- [Available data]:
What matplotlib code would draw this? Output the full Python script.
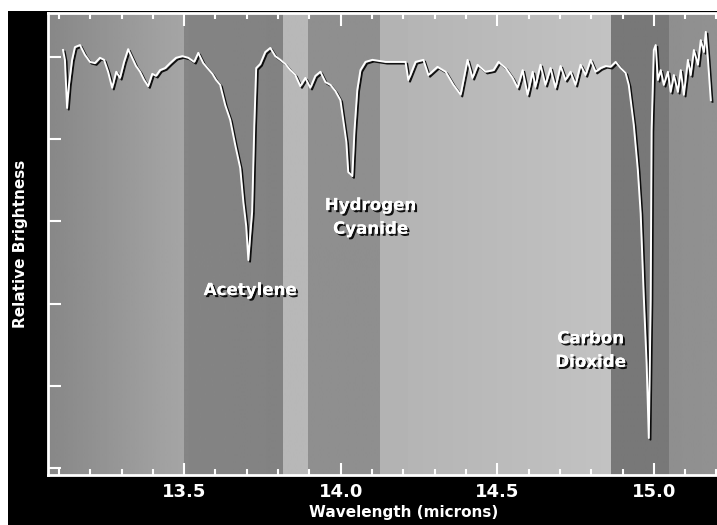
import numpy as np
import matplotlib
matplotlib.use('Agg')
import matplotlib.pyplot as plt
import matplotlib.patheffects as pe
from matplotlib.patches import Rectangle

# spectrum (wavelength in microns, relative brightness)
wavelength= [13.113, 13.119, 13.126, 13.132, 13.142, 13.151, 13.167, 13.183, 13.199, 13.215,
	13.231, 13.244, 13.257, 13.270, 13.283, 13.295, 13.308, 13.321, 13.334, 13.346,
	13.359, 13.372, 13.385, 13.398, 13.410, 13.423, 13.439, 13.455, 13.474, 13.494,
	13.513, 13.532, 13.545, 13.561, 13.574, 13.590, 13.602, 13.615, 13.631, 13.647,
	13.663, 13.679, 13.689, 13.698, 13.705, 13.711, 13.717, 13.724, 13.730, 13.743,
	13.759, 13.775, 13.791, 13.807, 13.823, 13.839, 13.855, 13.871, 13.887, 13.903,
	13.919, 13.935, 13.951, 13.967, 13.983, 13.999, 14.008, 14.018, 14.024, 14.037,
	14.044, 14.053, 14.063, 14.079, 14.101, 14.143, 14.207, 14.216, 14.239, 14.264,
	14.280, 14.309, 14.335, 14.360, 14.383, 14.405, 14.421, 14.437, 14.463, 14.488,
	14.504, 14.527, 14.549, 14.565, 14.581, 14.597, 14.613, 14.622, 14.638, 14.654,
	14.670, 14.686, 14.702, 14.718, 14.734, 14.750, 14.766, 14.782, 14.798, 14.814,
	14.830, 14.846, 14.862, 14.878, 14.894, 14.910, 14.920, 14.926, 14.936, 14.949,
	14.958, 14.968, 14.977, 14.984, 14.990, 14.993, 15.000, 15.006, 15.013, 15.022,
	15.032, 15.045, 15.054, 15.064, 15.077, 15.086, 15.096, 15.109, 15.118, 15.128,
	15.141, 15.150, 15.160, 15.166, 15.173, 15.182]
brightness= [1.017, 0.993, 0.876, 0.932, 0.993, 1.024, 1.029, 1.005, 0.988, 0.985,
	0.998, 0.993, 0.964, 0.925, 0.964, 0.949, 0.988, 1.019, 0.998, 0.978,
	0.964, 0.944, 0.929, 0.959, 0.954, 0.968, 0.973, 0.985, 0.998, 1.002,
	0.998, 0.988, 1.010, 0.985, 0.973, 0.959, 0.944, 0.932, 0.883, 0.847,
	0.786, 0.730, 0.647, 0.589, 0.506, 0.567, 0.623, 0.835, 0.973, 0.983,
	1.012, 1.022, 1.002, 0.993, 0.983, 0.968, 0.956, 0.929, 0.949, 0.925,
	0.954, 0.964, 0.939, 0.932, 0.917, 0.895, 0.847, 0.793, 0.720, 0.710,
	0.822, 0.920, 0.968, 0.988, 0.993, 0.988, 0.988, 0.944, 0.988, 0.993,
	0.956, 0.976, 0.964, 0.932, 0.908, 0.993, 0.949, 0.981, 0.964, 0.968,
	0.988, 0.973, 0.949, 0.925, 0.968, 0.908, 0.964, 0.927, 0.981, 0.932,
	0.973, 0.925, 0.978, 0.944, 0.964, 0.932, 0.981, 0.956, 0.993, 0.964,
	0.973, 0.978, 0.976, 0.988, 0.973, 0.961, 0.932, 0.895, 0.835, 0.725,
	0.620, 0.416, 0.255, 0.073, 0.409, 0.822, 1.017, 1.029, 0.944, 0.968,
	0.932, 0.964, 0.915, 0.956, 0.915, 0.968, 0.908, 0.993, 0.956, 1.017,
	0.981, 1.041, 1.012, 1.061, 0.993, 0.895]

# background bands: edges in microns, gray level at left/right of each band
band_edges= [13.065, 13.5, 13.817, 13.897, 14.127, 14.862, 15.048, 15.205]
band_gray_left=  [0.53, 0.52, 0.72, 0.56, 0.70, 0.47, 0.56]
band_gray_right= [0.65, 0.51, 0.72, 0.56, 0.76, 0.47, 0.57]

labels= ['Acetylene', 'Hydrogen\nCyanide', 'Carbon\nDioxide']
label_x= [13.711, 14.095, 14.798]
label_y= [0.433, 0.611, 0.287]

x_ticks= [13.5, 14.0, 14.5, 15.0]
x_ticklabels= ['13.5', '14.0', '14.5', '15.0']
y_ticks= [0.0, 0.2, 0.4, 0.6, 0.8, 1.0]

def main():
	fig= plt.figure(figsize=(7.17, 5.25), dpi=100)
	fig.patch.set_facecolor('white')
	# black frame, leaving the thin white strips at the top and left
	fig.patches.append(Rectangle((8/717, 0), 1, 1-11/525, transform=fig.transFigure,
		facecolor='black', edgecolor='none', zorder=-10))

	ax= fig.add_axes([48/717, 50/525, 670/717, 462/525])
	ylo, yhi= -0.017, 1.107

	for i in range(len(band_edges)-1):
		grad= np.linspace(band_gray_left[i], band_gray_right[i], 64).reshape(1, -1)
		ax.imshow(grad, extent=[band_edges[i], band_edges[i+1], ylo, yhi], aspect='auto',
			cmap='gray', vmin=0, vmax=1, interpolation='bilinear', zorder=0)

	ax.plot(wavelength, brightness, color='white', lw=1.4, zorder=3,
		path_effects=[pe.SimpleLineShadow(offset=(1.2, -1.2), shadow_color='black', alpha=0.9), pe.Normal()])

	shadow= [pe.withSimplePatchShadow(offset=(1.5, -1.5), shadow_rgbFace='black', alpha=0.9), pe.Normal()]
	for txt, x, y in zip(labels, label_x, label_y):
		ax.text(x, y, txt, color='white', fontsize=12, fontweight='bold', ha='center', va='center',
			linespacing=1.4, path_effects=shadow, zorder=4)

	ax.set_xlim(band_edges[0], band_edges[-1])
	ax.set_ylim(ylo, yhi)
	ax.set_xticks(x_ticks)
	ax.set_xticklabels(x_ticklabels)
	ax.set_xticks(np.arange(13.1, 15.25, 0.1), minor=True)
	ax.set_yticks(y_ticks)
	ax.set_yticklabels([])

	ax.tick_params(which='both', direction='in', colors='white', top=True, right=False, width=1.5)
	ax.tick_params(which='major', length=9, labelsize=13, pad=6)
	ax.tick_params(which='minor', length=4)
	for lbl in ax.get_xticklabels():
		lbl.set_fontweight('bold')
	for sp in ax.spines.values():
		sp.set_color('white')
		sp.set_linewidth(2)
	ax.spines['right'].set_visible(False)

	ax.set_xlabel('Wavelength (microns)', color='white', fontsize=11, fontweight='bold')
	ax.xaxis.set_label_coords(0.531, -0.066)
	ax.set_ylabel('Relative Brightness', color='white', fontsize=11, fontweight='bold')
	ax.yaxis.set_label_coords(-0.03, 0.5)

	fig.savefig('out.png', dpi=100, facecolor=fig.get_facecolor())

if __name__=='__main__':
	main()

- [Aim]:
Please write out all of the material above without changing a word, and omit any pictures.

- [Result of the exercise]:
What matplotlib code would draw this? Output the full Python script.
import numpy as np
import matplotlib
matplotlib.use('Agg')
import matplotlib.pyplot as plt
import matplotlib.patheffects as pe
from matplotlib.patches import Rectangle

# spectrum (wavelength in microns, relative brightness)
wavelength= [13.113, 13.119, 13.126, 13.132, 13.142, 13.151, 13.167, 13.183, 13.199, 13.215,
	13.231, 13.244, 13.257, 13.270, 13.283, 13.295, 13.308, 13.321, 13.334, 13.346,
	13.359, 13.372, 13.385, 13.398, 13.410, 13.423, 13.439, 13.455, 13.474, 13.494,
	13.513, 13.532, 13.545, 13.561, 13.574, 13.590, 13.602, 13.615, 13.631, 13.647,
	13.663, 13.679, 13.689, 13.698, 13.705, 13.711, 13.717, 13.724, 13.730, 13.743,
	13.759, 13.775, 13.791, 13.807, 13.823, 13.839, 13.855, 13.871, 13.887, 13.903,
	13.919, 13.935, 13.951, 13.967, 13.983, 13.999, 14.008, 14.018, 14.024, 14.037,
	14.044, 14.053, 14.063, 14.079, 14.101, 14.143, 14.207, 14.216, 14.239, 14.264,
	14.280, 14.309, 14.335, 14.360, 14.383, 14.405, 14.421, 14.437, 14.463, 14.488,
	14.504, 14.527, 14.549, 14.565, 14.581, 14.597, 14.613, 14.622, 14.638, 14.654,
	14.670, 14.686, 14.702, 14.718, 14.734, 14.750, 14.766, 14.782, 14.798, 14.814,
	14.830, 14.846, 14.862, 14.878, 14.894, 14.910, 14.920, 14.926, 14.936, 14.949,
	14.958, 14.968, 14.977, 14.984, 14.990, 14.993, 15.000, 15.006, 15.013, 15.022,
	15.032, 15.045, 15.054, 15.064, 15.077, 15.086, 15.096, 15.109, 15.118, 15.128,
	15.141, 15.150, 15.160, 15.166, 15.173, 15.182]
brightness= [1.017, 0.993, 0.876, 0.932, 0.993, 1.024, 1.029, 1.005, 0.988, 0.985,
	0.998, 0.993, 0.964, 0.925, 0.964, 0.949, 0.988, 1.019, 0.998, 0.978,
	0.964, 0.944, 0.929, 0.959, 0.954, 0.968, 0.973, 0.985, 0.998, 1.002,
	0.998, 0.988, 1.010, 0.985, 0.973, 0.959, 0.944, 0.932, 0.883, 0.847,
	0.786, 0.730, 0.647, 0.589, 0.506, 0.567, 0.623, 0.835, 0.973, 0.983,
	1.012, 1.022, 1.002, 0.993, 0.983, 0.968, 0.956, 0.929, 0.949, 0.925,
	0.954, 0.964, 0.939, 0.932, 0.917, 0.895, 0.847, 0.793, 0.720, 0.710,
	0.822, 0.920, 0.968, 0.988, 0.993, 0.988, 0.988, 0.944, 0.988, 0.993,
	0.956, 0.976, 0.964, 0.932, 0.908, 0.993, 0.949, 0.981, 0.964, 0.968,
	0.988, 0.973, 0.949, 0.925, 0.968, 0.908, 0.964, 0.927, 0.981, 0.932,
	0.973, 0.925, 0.978, 0.944, 0.964, 0.932, 0.981, 0.956, 0.993, 0.964,
	0.973, 0.978, 0.976, 0.988, 0.973, 0.961, 0.932, 0.895, 0.835, 0.725,
	0.620, 0.416, 0.255, 0.073, 0.409, 0.822, 1.017, 1.029, 0.944, 0.968,
	0.932, 0.964, 0.915, 0.956, 0.915, 0.968, 0.908, 0.993, 0.956, 1.017,
	0.981, 1.041, 1.012, 1.061, 0.993, 0.895]

# background bands: edges in microns, gray level at left/right of each band
band_edges= [13.065, 13.5, 13.817, 13.897, 14.127, 14.862, 15.048, 15.205]
band_gray_left=  [0.53, 0.52, 0.72, 0.56, 0.70, 0.47, 0.56]
band_gray_right= [0.65, 0.51, 0.72, 0.56, 0.76, 0.47, 0.57]

labels= ['Acetylene', 'Hydrogen\nCyanide', 'Carbon\nDioxide']
label_x= [13.711, 14.095, 14.798]
label_y= [0.433, 0.611, 0.287]

x_ticks= [13.5, 14.0, 14.5, 15.0]
x_ticklabels= ['13.5', '14.0', '14.5', '15.0']
y_ticks= [0.0, 0.2, 0.4, 0.6, 0.8, 1.0]

def main():
	fig= plt.figure(figsize=(7.17, 5.25), dpi=100)
	fig.patch.set_facecolor('white')
	# black frame, leaving the thin white strips at the top and left
	fig.patches.append(Rectangle((8/717, 0), 1, 1-11/525, transform=fig.transFigure,
		facecolor='black', edgecolor='none', zorder=-10))

	ax= fig.add_axes([48/717, 50/525, 670/717, 462/525])
	ylo, yhi= -0.017, 1.107

	for i in range(len(band_edges)-1):
		grad= np.linspace(band_gray_left[i], band_gray_right[i], 64).reshape(1, -1)
		ax.imshow(grad, extent=[band_edges[i], band_edges[i+1], ylo, yhi], aspect='auto',
			cmap='gray', vmin=0, vmax=1, interpolation='bilinear', zorder=0)

	ax.plot(wavelength, brightness, color='white', lw=1.4, zorder=3,
		path_effects=[pe.SimpleLineShadow(offset=(1.2, -1.2), shadow_color='black', alpha=0.9), pe.Normal()])

	shadow= [pe.withSimplePatchShadow(offset=(1.5, -1.5), shadow_rgbFace='black', alpha=0.9), pe.Normal()]
	for txt, x, y in zip(labels, label_x, label_y):
		ax.text(x, y, txt, color='white', fontsize=12, fontweight='bold', ha='center', va='center',
			linespacing=1.4, path_effects=shadow, zorder=4)

	ax.set_xlim(band_edges[0], band_edges[-1])
	ax.set_ylim(ylo, yhi)
	ax.set_xticks(x_ticks)
	ax.set_xticklabels(x_ticklabels)
	ax.set_xticks(np.arange(13.1, 15.25, 0.1), minor=True)
	ax.set_yticks(y_ticks)
	ax.set_yticklabels([])

	ax.tick_params(which='both', direction='in', colors='white', top=True, right=False, width=1.5)
	ax.tick_params(which='major', length=9, labelsize=13, pad=6)
	ax.tick_params(which='minor', length=4)
	for lbl in ax.get_xticklabels():
		lbl.set_fontweight('bold')
	for sp in ax.spines.values():
		sp.set_color('white')
		sp.set_linewidth(2)
	ax.spines['right'].set_visible(False)

	ax.set_xlabel('Wavelength (microns)', color='white', fontsize=11, fontweight='bold')
	ax.xaxis.set_label_coords(0.531, -0.066)
	ax.set_ylabel('Relative Brightness', color='white', fontsize=11, fontweight='bold')
	ax.yaxis.set_label_coords(-0.03, 0.5)

	fig.savefig('out.png', dpi=100, facecolor=fig.get_facecolor())

if __name__=='__main__':
	main()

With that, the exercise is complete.